The request
Omit all pictures, then retype the data exactly as given.

Dataset excerpt
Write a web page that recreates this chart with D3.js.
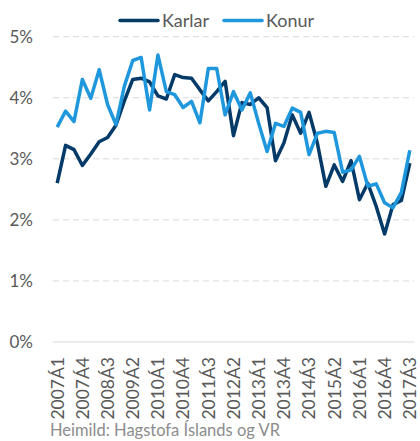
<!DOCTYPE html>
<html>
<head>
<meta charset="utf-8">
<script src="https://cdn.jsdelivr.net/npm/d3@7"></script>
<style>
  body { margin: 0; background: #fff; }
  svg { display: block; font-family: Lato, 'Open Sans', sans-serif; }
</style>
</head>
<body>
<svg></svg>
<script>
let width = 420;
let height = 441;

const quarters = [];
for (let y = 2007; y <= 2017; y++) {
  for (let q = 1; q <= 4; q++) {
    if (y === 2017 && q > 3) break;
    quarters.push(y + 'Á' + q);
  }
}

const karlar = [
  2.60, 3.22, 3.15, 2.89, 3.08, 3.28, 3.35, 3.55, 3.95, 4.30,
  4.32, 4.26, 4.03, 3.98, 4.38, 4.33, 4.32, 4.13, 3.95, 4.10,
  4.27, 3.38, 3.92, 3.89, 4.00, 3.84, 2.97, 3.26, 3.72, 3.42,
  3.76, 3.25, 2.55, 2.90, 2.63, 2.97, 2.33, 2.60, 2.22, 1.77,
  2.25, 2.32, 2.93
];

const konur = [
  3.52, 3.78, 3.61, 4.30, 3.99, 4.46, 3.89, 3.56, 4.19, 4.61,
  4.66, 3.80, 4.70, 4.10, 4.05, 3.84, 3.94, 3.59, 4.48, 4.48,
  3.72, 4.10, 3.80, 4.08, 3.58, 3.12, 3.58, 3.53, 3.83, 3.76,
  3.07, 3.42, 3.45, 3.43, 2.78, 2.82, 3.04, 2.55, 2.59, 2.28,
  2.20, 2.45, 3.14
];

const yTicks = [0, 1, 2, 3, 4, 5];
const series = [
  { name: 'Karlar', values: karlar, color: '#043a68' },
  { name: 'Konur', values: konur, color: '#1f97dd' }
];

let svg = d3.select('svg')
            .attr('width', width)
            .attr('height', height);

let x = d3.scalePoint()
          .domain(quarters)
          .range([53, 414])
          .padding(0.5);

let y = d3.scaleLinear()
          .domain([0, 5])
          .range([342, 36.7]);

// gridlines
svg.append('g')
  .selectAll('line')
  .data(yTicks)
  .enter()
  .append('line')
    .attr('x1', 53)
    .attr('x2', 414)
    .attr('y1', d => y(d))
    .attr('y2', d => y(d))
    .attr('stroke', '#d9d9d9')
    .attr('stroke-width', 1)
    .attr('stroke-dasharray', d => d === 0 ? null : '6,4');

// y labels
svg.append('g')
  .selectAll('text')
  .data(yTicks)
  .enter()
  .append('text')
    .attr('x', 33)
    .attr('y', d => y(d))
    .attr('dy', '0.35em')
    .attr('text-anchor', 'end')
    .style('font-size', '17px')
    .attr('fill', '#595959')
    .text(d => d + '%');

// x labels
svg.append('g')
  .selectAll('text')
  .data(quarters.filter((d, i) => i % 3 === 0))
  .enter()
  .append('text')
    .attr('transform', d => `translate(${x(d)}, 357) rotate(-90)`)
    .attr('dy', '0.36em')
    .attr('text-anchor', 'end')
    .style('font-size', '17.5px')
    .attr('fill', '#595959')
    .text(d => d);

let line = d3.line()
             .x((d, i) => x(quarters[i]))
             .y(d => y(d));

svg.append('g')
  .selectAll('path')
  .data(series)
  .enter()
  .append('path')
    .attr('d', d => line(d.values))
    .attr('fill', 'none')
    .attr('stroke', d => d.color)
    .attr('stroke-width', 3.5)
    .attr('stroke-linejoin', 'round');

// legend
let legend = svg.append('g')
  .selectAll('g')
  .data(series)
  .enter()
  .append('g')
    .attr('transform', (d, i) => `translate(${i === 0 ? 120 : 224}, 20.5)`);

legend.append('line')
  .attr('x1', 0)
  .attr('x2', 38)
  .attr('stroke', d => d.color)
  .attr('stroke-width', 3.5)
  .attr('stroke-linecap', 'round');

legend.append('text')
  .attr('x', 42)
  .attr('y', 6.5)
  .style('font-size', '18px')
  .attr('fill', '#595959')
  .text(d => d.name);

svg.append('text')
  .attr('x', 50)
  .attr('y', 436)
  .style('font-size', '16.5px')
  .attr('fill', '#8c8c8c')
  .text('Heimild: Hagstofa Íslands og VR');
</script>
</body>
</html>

Task result
Write a web page that recreates this chart with D3.js.
<!DOCTYPE html>
<html>
<head>
<meta charset="utf-8">
<script src="https://cdn.jsdelivr.net/npm/d3@7"></script>
<style>
  body { margin: 0; background: #fff; }
  svg { display: block; font-family: Lato, 'Open Sans', sans-serif; }
</style>
</head>
<body>
<svg></svg>
<script>
let width = 420;
let height = 441;

const quarters = [];
for (let y = 2007; y <= 2017; y++) {
  for (let q = 1; q <= 4; q++) {
    if (y === 2017 && q > 3) break;
    quarters.push(y + 'Á' + q);
  }
}

const karlar = [
  2.60, 3.22, 3.15, 2.89, 3.08, 3.28, 3.35, 3.55, 3.95, 4.30,
  4.32, 4.26, 4.03, 3.98, 4.38, 4.33, 4.32, 4.13, 3.95, 4.10,
  4.27, 3.38, 3.92, 3.89, 4.00, 3.84, 2.97, 3.26, 3.72, 3.42,
  3.76, 3.25, 2.55, 2.90, 2.63, 2.97, 2.33, 2.60, 2.22, 1.77,
  2.25, 2.32, 2.93
];

const konur = [
  3.52, 3.78, 3.61, 4.30, 3.99, 4.46, 3.89, 3.56, 4.19, 4.61,
  4.66, 3.80, 4.70, 4.10, 4.05, 3.84, 3.94, 3.59, 4.48, 4.48,
  3.72, 4.10, 3.80, 4.08, 3.58, 3.12, 3.58, 3.53, 3.83, 3.76,
  3.07, 3.42, 3.45, 3.43, 2.78, 2.82, 3.04, 2.55, 2.59, 2.28,
  2.20, 2.45, 3.14
];

const yTicks = [0, 1, 2, 3, 4, 5];
const series = [
  { name: 'Karlar', values: karlar, color: '#043a68' },
  { name: 'Konur', values: konur, color: '#1f97dd' }
];

let svg = d3.select('svg')
            .attr('width', width)
            .attr('height', height);

let x = d3.scalePoint()
          .domain(quarters)
          .range([53, 414])
          .padding(0.5);

let y = d3.scaleLinear()
          .domain([0, 5])
          .range([342, 36.7]);

// gridlines
svg.append('g')
  .selectAll('line')
  .data(yTicks)
  .enter()
  .append('line')
    .attr('x1', 53)
    .attr('x2', 414)
    .attr('y1', d => y(d))
    .attr('y2', d => y(d))
    .attr('stroke', '#d9d9d9')
    .attr('stroke-width', 1)
    .attr('stroke-dasharray', d => d === 0 ? null : '6,4');

// y labels
svg.append('g')
  .selectAll('text')
  .data(yTicks)
  .enter()
  .append('text')
    .attr('x', 33)
    .attr('y', d => y(d))
    .attr('dy', '0.35em')
    .attr('text-anchor', 'end')
    .style('font-size', '17px')
    .attr('fill', '#595959')
    .text(d => d + '%');

// x labels
svg.append('g')
  .selectAll('text')
  .data(quarters.filter((d, i) => i % 3 === 0))
  .enter()
  .append('text')
    .attr('transform', d => `translate(${x(d)}, 357) rotate(-90)`)
    .attr('dy', '0.36em')
    .attr('text-anchor', 'end')
    .style('font-size', '17.5px')
    .attr('fill', '#595959')
    .text(d => d);

let line = d3.line()
             .x((d, i) => x(quarters[i]))
             .y(d => y(d));

svg.append('g')
  .selectAll('path')
  .data(series)
  .enter()
  .append('path')
    .attr('d', d => line(d.values))
    .attr('fill', 'none')
    .attr('stroke', d => d.color)
    .attr('stroke-width', 3.5)
    .attr('stroke-linejoin', 'round');

// legend
let legend = svg.append('g')
  .selectAll('g')
  .data(series)
  .enter()
  .append('g')
    .attr('transform', (d, i) => `translate(${i === 0 ? 120 : 224}, 20.5)`);

legend.append('line')
  .attr('x1', 0)
  .attr('x2', 38)
  .attr('stroke', d => d.color)
  .attr('stroke-width', 3.5)
  .attr('stroke-linecap', 'round');

legend.append('text')
  .attr('x', 42)
  .attr('y', 6.5)
  .style('font-size', '18px')
  .attr('fill', '#595959')
  .text(d => d.name);

svg.append('text')
  .attr('x', 50)
  .attr('y', 436)
  .style('font-size', '16.5px')
  .attr('fill', '#8c8c8c')
  .text('Heimild: Hagstofa Íslands og VR');
</script>
</body>
</html>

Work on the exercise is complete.